When I first started trying to use my Juki industrial machine, I had a major problem with the machine's speed. My Juki has a clutch motor, and it was set up to sew too fast for me. The treadle on a clutch motor equipped machine doesn't provide for much speed control at all - it's more like an on-off switch. The treadle basically just engages or disengages the clutch - that's it. While you can "slip" the clutch a bit to get you started, that builds up a lot of heat and can eventually damage the clutch.
I quickly found out that I wasn't the only one who had this problem. DanTwoLakes, Hotrodders' resident upholstery guru and moderator to the stars, told us how to solve the problem by doing a simple motor pulley swap.
Probably the most commonly suggested fix for this type of thing is to replace the clutch motor with a servo motor that has variable speed control. That's fine if you have the money to invest (and it is a good investment,) but what if you're a mope like me who doesn't have the $180 to spend on a new motor right now? The answer is to change out the pulley on the clutch motor for a smaller pulley.
Yes, a smaller one. I know that some are saying that a smaller pulley will make the machine run faster. People immediately think of a 10-speed bicycle - you move the chain down to the smaller pulley on the rear sprocket to make the bicycle go faster. That's true - but when you do that, do you suddenly start pedaling faster or slower? That's the point. Think instead of the FRONT sprockets on a 10-speed. When you move the chain down to the smaller front sprocket, you pedal faster, but move slower.

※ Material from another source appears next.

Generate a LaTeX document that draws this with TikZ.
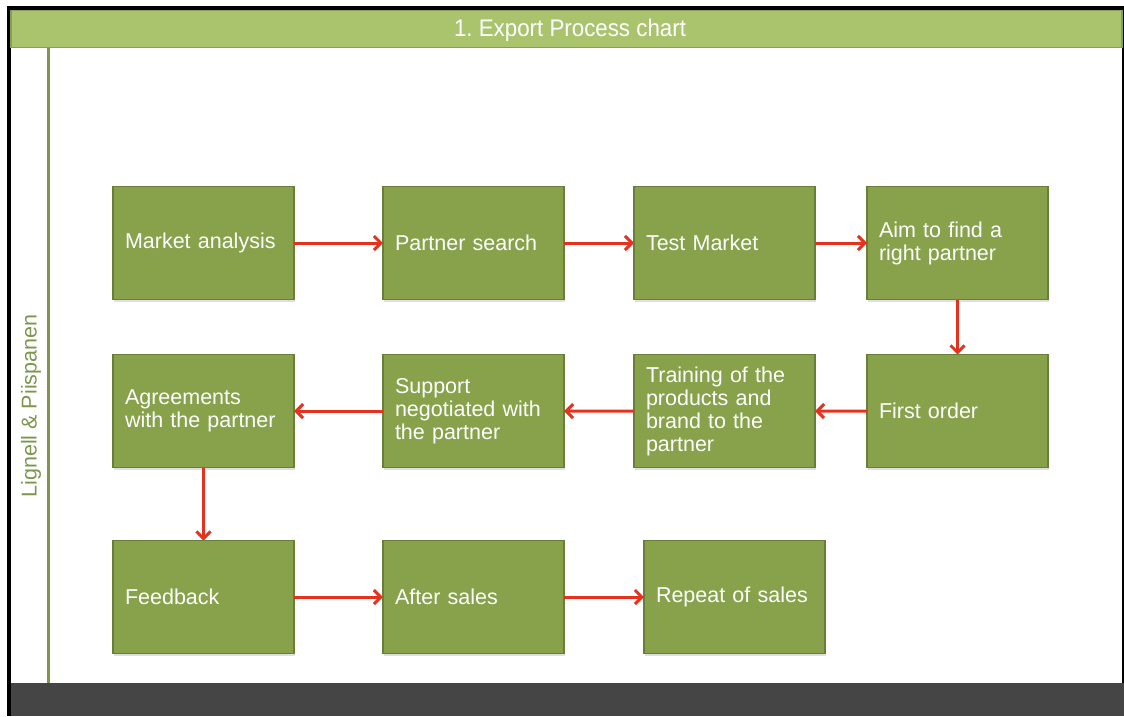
\documentclass[tikz,border=0pt]{standalone}
\usepackage{fontspec}
\setmainfont{Liberation Sans}
\usetikzlibrary{positioning,arrows.meta,shadows}

\definecolor{boxgreen}{HTML}{87A24B}
\definecolor{boxedge}{HTML}{687E39}
\definecolor{headgreen}{HTML}{AAC46E}
\definecolor{headedge}{HTML}{869F57}
\definecolor{arrowred}{HTML}{E5321F}
\definecolor{bargray}{HTML}{454545}
\definecolor{labelgreen}{HTML}{7D974F}

\begin{document}
\begin{tikzpicture}[x=1pt,y=-1pt,thick,
	stepbox/.style={draw=boxedge,fill=boxgreen,line width=1.2pt,text width=157pt,
		minimum height=113pt,inner sep=12pt,outer sep=0pt,align=left,text=white,
		font=\fontsize{21.5}{23}\selectfont,
		drop shadow={opacity=0.25,shadow xshift=1pt,shadow yshift=-2pt}},
	flow/.style={draw=arrowred,line width=3pt,-{Straight Barb[length=7pt,width=14pt,line width=3pt]}}]

	\useasboundingbox (0,0) rectangle (1124,716);
	\fill[white] (0,0) rectangle (1124,716);

	% frame and bars
	\fill[black] (7,6) rectangle (1124,716);
	\fill[white] (11,10) rectangle (1122,683);
	\fill[bargray] (11,683) rectangle (1124,716);
	\draw[headedge,fill=headgreen,line width=1.5pt] (11,10.5) rectangle (1122,47.5);
	\draw[labelgreen,line width=3pt] (48.5,48) -- (48.5,683);

	\node[text=white,font=\fontsize{24}{26}\selectfont,xscale=0.93] (title) at (570,30) {1.\ Export Process chart};
	\node[rotate=90,text=labelgreen,font=\fontsize{21.5}{24}\selectfont] (authors) at (31,406) {Lignell \& Piispanen};

	\begin{scope}[every node/.style={stepbox}]
		\node (market) at (203.5,243) {Market analysis};
		\node[right=89pt of market] (search) {Partner search};
		\node[right=70pt of search] (test) {Test Market};
		\node[right=52pt of test] (aim) {Aim to find a\\right partner};

		\node[below=55pt of aim] (order) {First order};
		\node[below=55pt of test] (training) {Training of the\\products and\\brand to the\\partner};
		\node[below=55pt of search] (support) {Support\\negotiated with\\the partner};
		\node[below=55pt of market] (agree) {Agreements\\with the partner};

		\node[below=73pt of agree] (feedback) {Feedback};
		\node[right=89pt of feedback] (after) {After sales};
		\node[right=80pt of after] (repeat) {Repeat of sales};
	\end{scope}

	\draw[flow] (market) -- (search);
	\draw[flow] (search) -- (test);
	\draw[flow] (test) -- (aim);
	\draw[flow] (aim) -- (order);
	\draw[flow] (order) -- (training);
	\draw[flow] (training) -- (support);
	\draw[flow] (support) -- (agree);
	\draw[flow] (agree) -- (feedback);
	\draw[flow] (feedback) -- (after);
	\draw[flow] (after) -- (repeat);

\end{tikzpicture}
\end{document}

To sum up this point, it's all in where you provide the power, not in where the power ends up. If the chain on our imaginary bicycle is on the smaller front sprocket (where we provide the power) the bike moves at a slow speed. If we move the chain up to the larger sprocket and pedal at the same speed, the bike moves faster. Conversely, if we move the chain down to the smaller sprocket and pedal at the same speed, the bike moves slower. The same is true with the pulleys on the sewing machine. The motor spins at the same RPM no matter what size pulley it has on it. By switching down to the smaller pulley, the machine will run slower.
Keep in mind that when you swap pulleys, you'll also have to get a smaller belt. In my case I swapped out the 3 1/2 inch diameter motor pulley for a 1 3/4 inch diameter pulley, and swapped from the 45 inch belt to a 42 inch belt. It slowed down the machine considerably, and gave me better control all around. You most likely won't get the exact belt you need on the first try. Luckily the hardware store I went to let me exchange the belt with no problem. The motor can be adjusted to take up some slack, much in the same way you would tighten the belt on an alternator or similar, but it won't take out much more than an inch of slack.
Here's a video I found that demonstrates how to slow down the speed on your industrial sewing machine with a clutch motor by swapping out the pulley on the motor, changing the belt, and adjusting the belt tension.
The guy who shot this video is in Mexico, and he's done several upholstery videos. He uses subtitles to communicate, and there are a few typos, but you will get what he's saying. I've found that I have to pause the video in spots to read the subtitle - you'll see what I mean.
I got my pulley and belt at my local hardware store, and the whole modification cost less than $20. The two things you need to know going into the store is the shaft size on your motor (most are 1/2 inch or 3/4 inch) and the belt width. I took my old belt in with me and matched the pulley width to the old belt, then matched the width of the new belt to the new pulley. Have some idea as to how small a pulley you want to get, but remember that the smaller you go, the slower your machine will run. I went with a 1 3/4 inch diameter pulley, but I probably could have gone smaller - maybe 1 1/4 or 1 1/2 inch diameter. I'm used to this set-up now, so it doesn't matter to me anymore, but your mileage may vary.
No matter how small of a pulley you swap down to, keep the old pulley and belt, just in case you want to change them back some time down the road.
In summary, a smaller pulley on your clutch motor will slow down your industrial sewing machine, giving you better control, and improve the quality of your work - all for about $20. It's a great modification to your machine for those who are learning to sew or just starting out and can't immediately afford to upgrade to a servo motor with variable speed control.